At the height of the rainy season in August, water cascaded into the lake, nearly tripling its usual depth. The influx washed away some 7,000 tonnes of salt that had been harvested.

The president of the Lac Rose’s salt workers’ cooperative estimates the losses at nearly a quarter of a million dollars.

Since the floods, the three thousand families earning a living extracting bucketfuls of salt, are living a nightmare.

“It’s been two months since no one has been able to dive into the lake to work because there is a risk of drowning. Yet, the salt is at the bottom of the lake. Nobody can dive to harvest it”, Maguette Ndiour laments.

When wandering around the stream of rainwater and flood water that pour into the lake, Ibrahima Mbaye, the president of NGO Save the Pink Lake, notices changes.

“If they are fish now, it means the water is not salty enough”, he says.

The activists who also manages a hotel fears that floods will endanger tourism in addition to hurting the salt industry.

“With this much water, we can’t have salt in the lake. So it might take up to 2 or 3 years find the salt again. And the salt plays a very important role for the concentration and the pink colour. So if there is no more salt, we cannot have the pink colour anymore.”

The National Agency for Civil Aviation and Meteorology said the exceptional nature of this year’s rainy season is consistent with the finding of the latest report by UN’s expert panel on climate change.

In this village further inland, the floods have caused misery to owners of lakefront stores.
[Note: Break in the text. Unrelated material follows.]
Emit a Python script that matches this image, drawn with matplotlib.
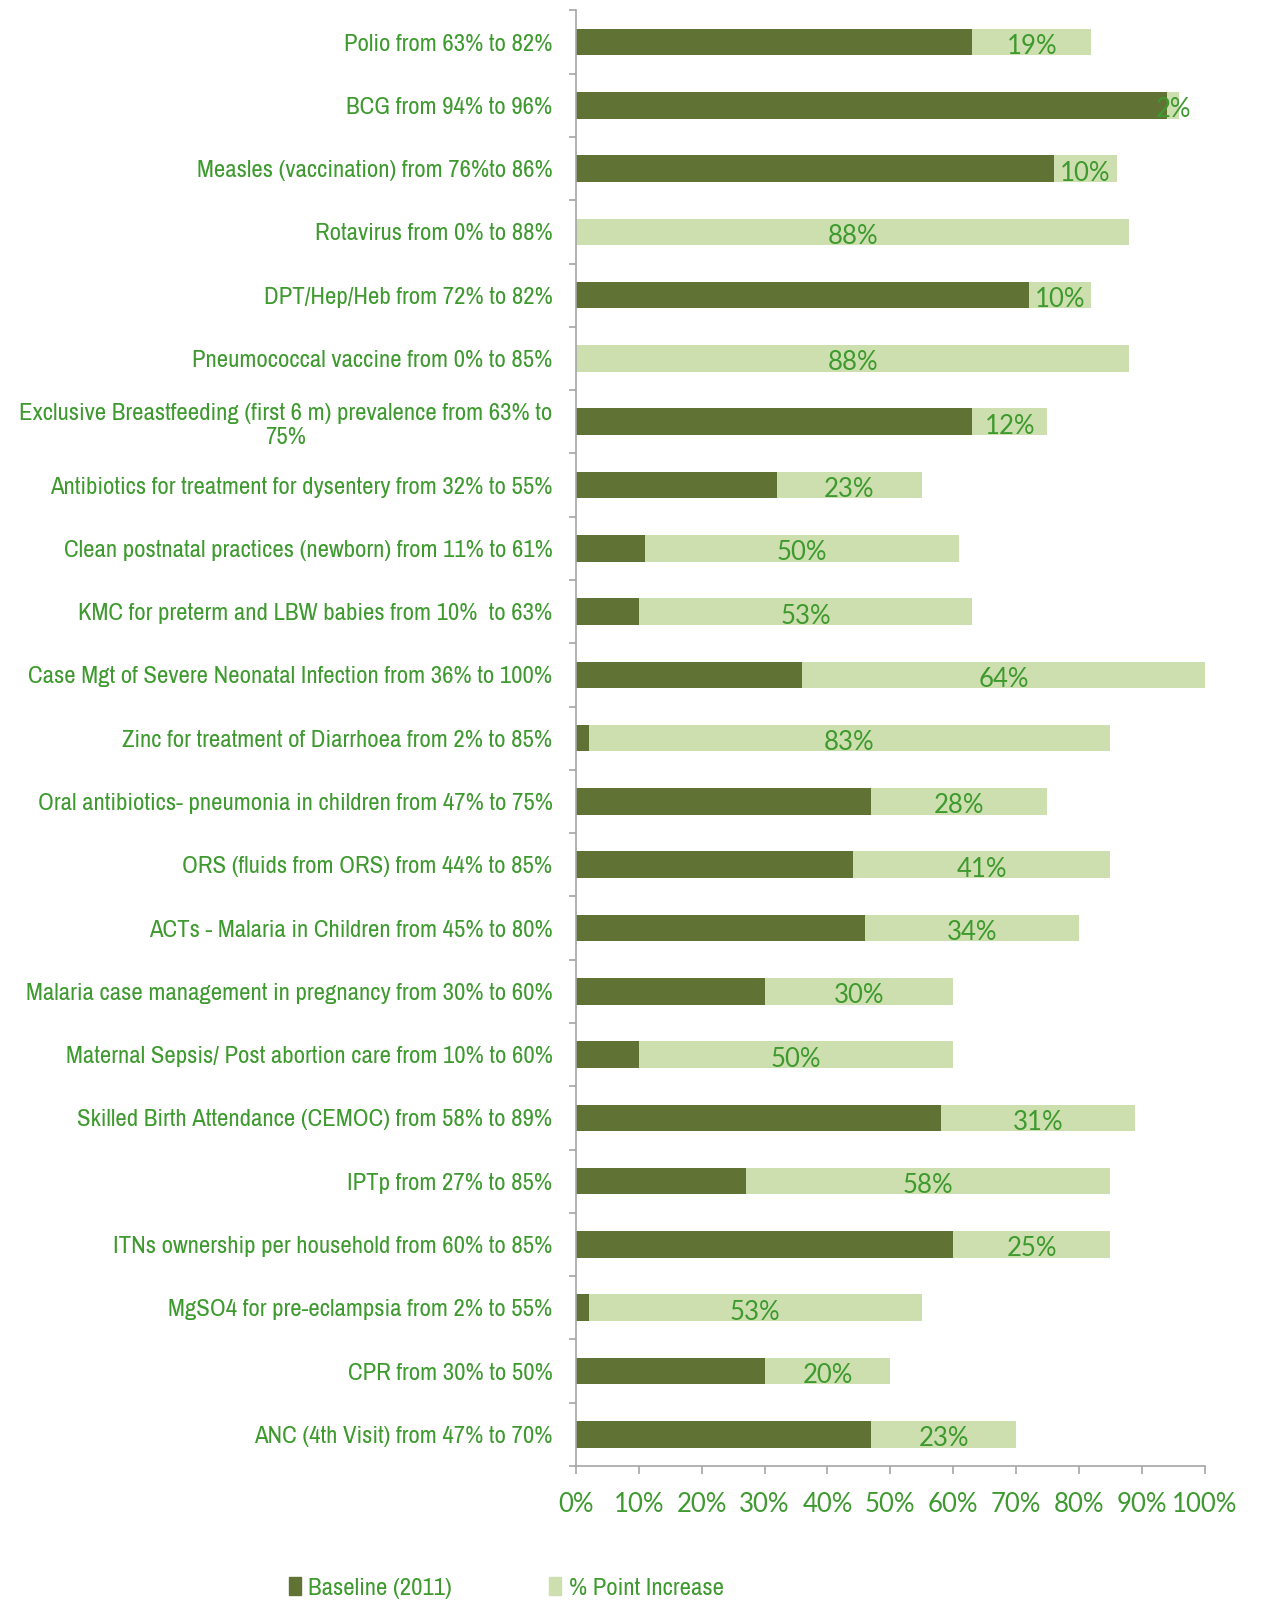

Some like Maimouna Fedior have had their shops submerged. Others lost much of paintings, masks, wooden knick-knacks and other souvenirs they sold to tourists.

“We’ve been here for almost 30 years and we’ve never seen water here”, Ms Fedior laments.

“It’s very difficult for us. Because we work here to feed the children”, the mother of four adds.

Environment Minister Alioune Ndoye visited the area in early October and spoke with salt miners and those in the tourism industry.

Ativist Ibrahima Mbaye claimed the water had been pumped into the lake from the suburbs of Dakar, fueling concern that it carried toxic residues.

Mamadou Alpha Sidibe, director of flood prevention and management at the ministry of water, denied that the water had been pumped.

No pipelines or drains had been installed and ditches that brought the water into the lake from the surrounding areas had been formed naturally, he said.

The Environment ministry has collected water samples for a quality analysis, the results of which have not yet been released.